CO2 capture technology continues to gain viability in making coal-fired and coal gasification generation competitive, environmentally-friendly options as compared to gas-fired generation. It is expected that 60-65% of the CO2 from coal-fired or gasification power plants needs to be removed from the exhaust of a coal-based generation system to make those systems equivalent to gas-fired generation systems. As CO2 capture technology continues to advance, however, conventional CO2 sequestration techniques have been unable to meet the ever increasing storage demands associated with conventional CO2 capture technology.
One conventional CO2 sequestration technique involves injecting CO2 into deep underground wells. Regulators have assured the public that deep well CO2 capture is safe by requiring that natural geologic caps be present to prevent release of CO2 to the Earth's surface. The use of natural geologic caps has been predicated on the use of pure CO2 injection into the ground. Pure CO2 sequestered from power plants has found conventional uses for either enhancing oil production or storage in “dome” features. The majority of power plants, however, are not in locations where these options are readily available, thus requiring lengthy and expensive pipelines to transport captured CO2 to such locations. Instead, a majority of power plants are located in areas where deep saline aquifers are present.
The saline aquifers in deep formations already have many of the ions needed to form long term storage carbonate minerals. Accordingly, conventional techniques have sought to capitalize on this characteristic by injecting gaseous or supercritical (free phase) CO2 directly into the aquifers. Free phase CO2 injection, however, suffers from the potential risk that the CO2 does not dissolve into aquifer water fast enough to remove the risk of release back to the Earth's surface. Specifically, the density of CO2 gas and liquid in the aquifer is much lower than that of native aquifer water, creating a strong tendency for the CO2 to make its way upward.
There are many other disadvantages associated with injecting gaseous CO2 directly into aquifers. For example, there is a potential for casing failure above the desired injection point. Any leakage in the deep well casing above the desired injection point can release CO2 gas and liquid into shallower formations, e.g., potable water supplies. Due to the fact that the CO2 gas is less dense than aquifer water, the risk of CO2 release to the Earth's surface is exacerbated. Additionally, CO2 leakage through the casing in a well injecting pure CO2 gas will not be detected quickly because any changes in well backpressure may be too small to be noticed in a reasonable timeframe due in part to the high pressures at which conventional wells operate. Further, for a gas, measurements of pressure, temperature, and volume flow rate are all needed to assess mass rate, thus making the assessment difficult to ascertain.
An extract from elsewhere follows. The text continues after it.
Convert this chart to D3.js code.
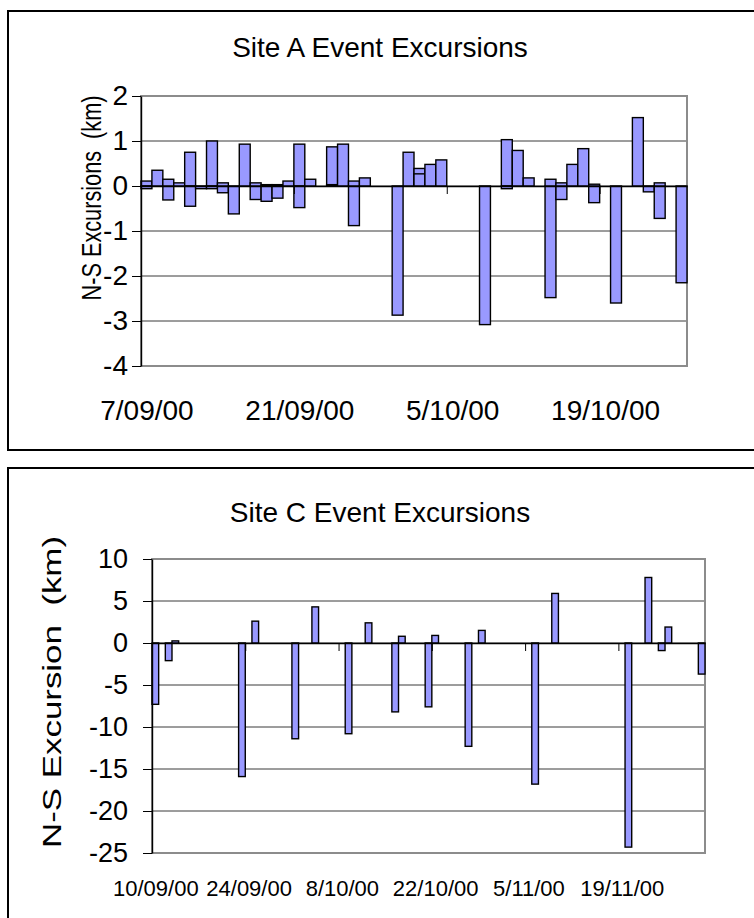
<!DOCTYPE html>
<html>
<head>
<meta charset="utf-8">
<script src="https://cdn.jsdelivr.net/npm/d3@7"></script>
<style>
  html, body { margin: 0; padding: 0; background: #fff; }
  svg { display: block; }
  text { font-family: "Liberation Sans", Arial, sans-serif; fill: #000; }
</style>
</head>
<body>
<svg id="chart" width="754" height="918"></svg>
<script>
// ---------- Site A data ----------
const siteADates = ["2000-09-07","2000-09-07","2000-09-08","2000-09-09","2000-09-09","2000-09-10","2000-09-11","2000-09-11","2000-09-12","2000-09-13","2000-09-13","2000-09-14","2000-09-14","2000-09-15","2000-09-16","2000-09-17","2000-09-17","2000-09-18","2000-09-18","2000-09-19","2000-09-19","2000-09-20","2000-09-21","2000-09-21","2000-09-22","2000-09-24","2000-09-24","2000-09-25","2000-09-26","2000-09-26","2000-09-27","2000-09-30","2000-10-01","2000-10-02","2000-10-02","2000-10-03","2000-10-04","2000-10-08","2000-10-10","2000-10-10","2000-10-11","2000-10-12","2000-10-14","2000-10-14","2000-10-15","2000-10-15","2000-10-16","2000-10-17","2000-10-18","2000-10-18","2000-10-20","2000-10-22","2000-10-23","2000-10-24","2000-10-24","2000-10-26"];
const siteAValues = [0.11,-0.06,0.35,0.15,-0.31,0.07,0.75,-0.45,-0.06,1.0,-0.06,0.07,-0.15,-0.62,0.93,0.07,-0.30,0.03,-0.34,0.03,-0.27,0.11,0.93,-0.48,0.15,0.87,0.03,0.93,0.11,-0.88,0.18,-2.87,0.75,0.39,0.27,0.48,0.58,-3.08,1.03,-0.06,0.79,0.18,0.15,-2.48,0.07,-0.30,0.48,0.83,0.04,-0.37,-2.6,1.52,-0.13,0.07,-0.72,-2.15];
const siteAXTicks = ["2000-09-07","2000-09-21","2000-10-05","2000-10-19"];
const siteAYTicks = [2,1,0,-1,-2,-3,-4];
const siteADomain = ["2000-09-07","2000-10-27"];

// ---------- Site C data ----------
const siteCDates = ["2000-09-10","2000-09-12","2000-09-13","2000-09-23","2000-09-25","2000-10-01","2000-10-04","2000-10-09","2000-10-12","2000-10-16","2000-10-17","2000-10-21","2000-10-22","2000-10-27","2000-10-29","2000-11-06","2000-11-09","2000-11-20","2000-11-23","2000-11-25","2000-11-26","2000-12-01"];
const siteCValues = [-7.3,-2.1,0.25,-15.9,2.6,-11.4,4.3,-10.8,2.4,-8.2,0.8,-7.6,0.9,-12.3,1.5,-16.8,5.9,-24.3,7.8,-0.9,1.9,-3.7];
const siteCXTicks = ["2000-09-10","2000-09-24","2000-10-08","2000-10-22","2000-11-05","2000-11-19"];
const siteCYTicks = [10,5,0,-5,-10,-15,-20,-25];
const siteCDomain = ["2000-09-10","2000-12-02"];

const parse = d3.utcParse("%Y-%m-%d");
const fmtLabel = d => `${d.getUTCDate()}/${String(d.getUTCMonth()+1).padStart(2,"0")}/${String(d.getUTCFullYear()).slice(2)}`;
const svg = d3.select("#chart");

function drawChart(cfg) {
  const g = svg.append("g");
  // outer chart frame
  g.append("rect")
    .attr("x", cfg.frame[0]).attr("y", cfg.frame[1])
    .attr("width", cfg.frame[2]).attr("height", cfg.frame[3])
    .attr("fill", "none").attr("stroke", "#000").attr("stroke-width", 2);

  const x = d3.scaleUtc().domain(cfg.domain.map(parse)).range([cfg.left, cfg.right]);
  const y = d3.scaleLinear().domain([cfg.yTicks[0], cfg.yTicks[cfg.yTicks.length-1]]).range([cfg.top, cfg.bottom]);

  // gridlines
  g.append("g").selectAll("line").data(cfg.yTicks).join("line")
    .attr("x1", cfg.left).attr("x2", cfg.right)
    .attr("y1", d => y(d)).attr("y2", d => y(d))
    .attr("stroke", "#3a3a3a").attr("stroke-width", 1);

  // plot area border (grey)
  g.append("rect")
    .attr("x", cfg.left).attr("y", cfg.top)
    .attr("width", cfg.right - cfg.left).attr("height", cfg.bottom - cfg.top)
    .attr("fill", "none").attr("stroke", "#8c8c8c").attr("stroke-width", 2);

  // bars
  const data = cfg.dates.map((d, i) => ({ d: parse(d), v: cfg.values[i] }));
  data.sort((a, b) => (a.d - b.d) || (Math.abs(b.v) - Math.abs(a.v)));
  g.append("g").selectAll("rect").data(data).join("rect")
    .attr("x", d => x(d.d))
    .attr("width", d => x(d3.utcDay.offset(d.d, 1)) - x(d.d))
    .attr("y", d => y(Math.max(0, d.v)))
    .attr("height", d => Math.abs(y(d.v) - y(0)))
    .attr("fill", "#9999ff").attr("stroke", "#000").attr("stroke-width", 1.4);

  // x axis line at zero with tick marks at label dates (left edge of day)
  const xTickAxis = d3.axisBottom(x)
    .tickValues(cfg.xTicks.map(parse))
    .tickSize(8).tickSizeOuter(0).tickFormat("");
  const xa = g.append("g").attr("transform", `translate(0,${y(0)})`).call(xTickAxis);
  xa.select(".domain").attr("stroke", "#000").attr("stroke-width", 1.4);
  xa.selectAll(".tick line").attr("stroke", "#000");

  // x labels centered on the day slot
  const xLabelAxis = d3.axisBottom(x)
    .tickValues(cfg.xTicks.map(d => d3.utcHour.offset(parse(d), 12)))
    .tickSize(0).tickPadding(0)
    .tickFormat(fmtLabel);
  const xl = g.append("g").attr("transform", `translate(0,${cfg.xLabelY})`).call(xLabelAxis);
  xl.select(".domain").remove();
  xl.selectAll("text").attr("font-size", cfg.xFont).attr("dy", "0.35em")
    .attr("font-family", '"Liberation Sans", Arial, sans-serif');

  // y axis
  const yAxis = d3.axisLeft(y).tickValues(cfg.yTicks).tickSize(9).tickSizeOuter(0)
    .tickPadding(cfg.yPad).tickFormat(d => String(d));
  const ya = g.append("g").attr("transform", `translate(${cfg.left},0)`).call(yAxis);
  ya.select(".domain").attr("stroke", "#000").attr("stroke-width", 1.4);
  ya.selectAll(".tick line").attr("stroke", "#000");
  ya.selectAll("text").attr("font-size", cfg.yFont)
    .attr("font-family", '"Liberation Sans", Arial, sans-serif');

  // title
  g.append("text").attr("x", cfg.titleX).attr("y", cfg.titleY)
    .attr("text-anchor", "middle").attr("dy", "0.35em")
    .attr("font-size", cfg.titleFont).text(cfg.title);

  // y title
  g.append("text")
    .attr("transform", `translate(${cfg.yTitleX},${cfg.yTitleY}) rotate(-90)`)
    .attr("text-anchor", "middle").attr("dy", "0.35em")
    .attr("font-size", cfg.yTitleFont)
    .attr("textLength", cfg.yTitleLen).attr("lengthAdjust", "spacingAndGlyphs")
    .attr("xml:space", "preserve")
    .text(cfg.yTitle);
}

drawChart({
  frame: [8, 11, 760, 439],
  domain: siteADomain, dates: siteADates, values: siteAValues,
  xTicks: siteAXTicks, yTicks: siteAYTicks,
  left: 141, right: 687, top: 96, bottom: 366,
  xLabelY: 410, xFont: 28, yFont: 28, yPad: 4,
  title: "Site A Event Excursions", titleX: 380, titleY: 47, titleFont: 28,
  yTitle: "N-S Excursions  (km)", yTitleX: 91, yTitleY: 198, yTitleFont: 28, yTitleLen: 205
});

drawChart({
  frame: [8, 468, 760, 470],
  domain: siteCDomain, dates: siteCDates, values: siteCValues,
  xTicks: siteCXTicks, yTicks: siteCYTicks,
  left: 152, right: 705, top: 559, bottom: 853,
  xLabelY: 888, xFont: 22, yFont: 27, yPad: 15,
  title: "Site C Event Excursions", titleX: 380, titleY: 512, titleFont: 28,
  yTitle: "N-S Excursion  (km)", yTitleX: 52, yTitleY: 692, yTitleFont: 26, yTitleLen: 312
});
</script>
</body>
</html>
Another disadvantage to deep well injection of CO2 gas is the potential problems with CO2-hydrate formation in pipelines, near valves, and in injection wells. There may be a significant pressure drop from delivery pressure past the injection well choke or flow regulation valve. At startup, a significant pressure drop will also be present between the inside of the well and the aquifer so that gas cooling occurs. These pressure drops can cool the CO2 gas enough to promote the formation of CO2-hydrates as the gas enters the aquifer. Such hydrates may be slow to dissolve and also inhibit the flow of gas into the aquifer. One conventional solution for this problem is to use methanol injection with the gaseous CO2 into the well for hydrate inhibition, but such a solution both significantly raises costs associated with CO2 sequestration and creates an unsafe fire hazard.
Therefore, there is a desire for improved systems and methods for CO2 sequestration that overcome the disadvantages of conventional techniques discussed above. Various embodiments of the present invention address these desires.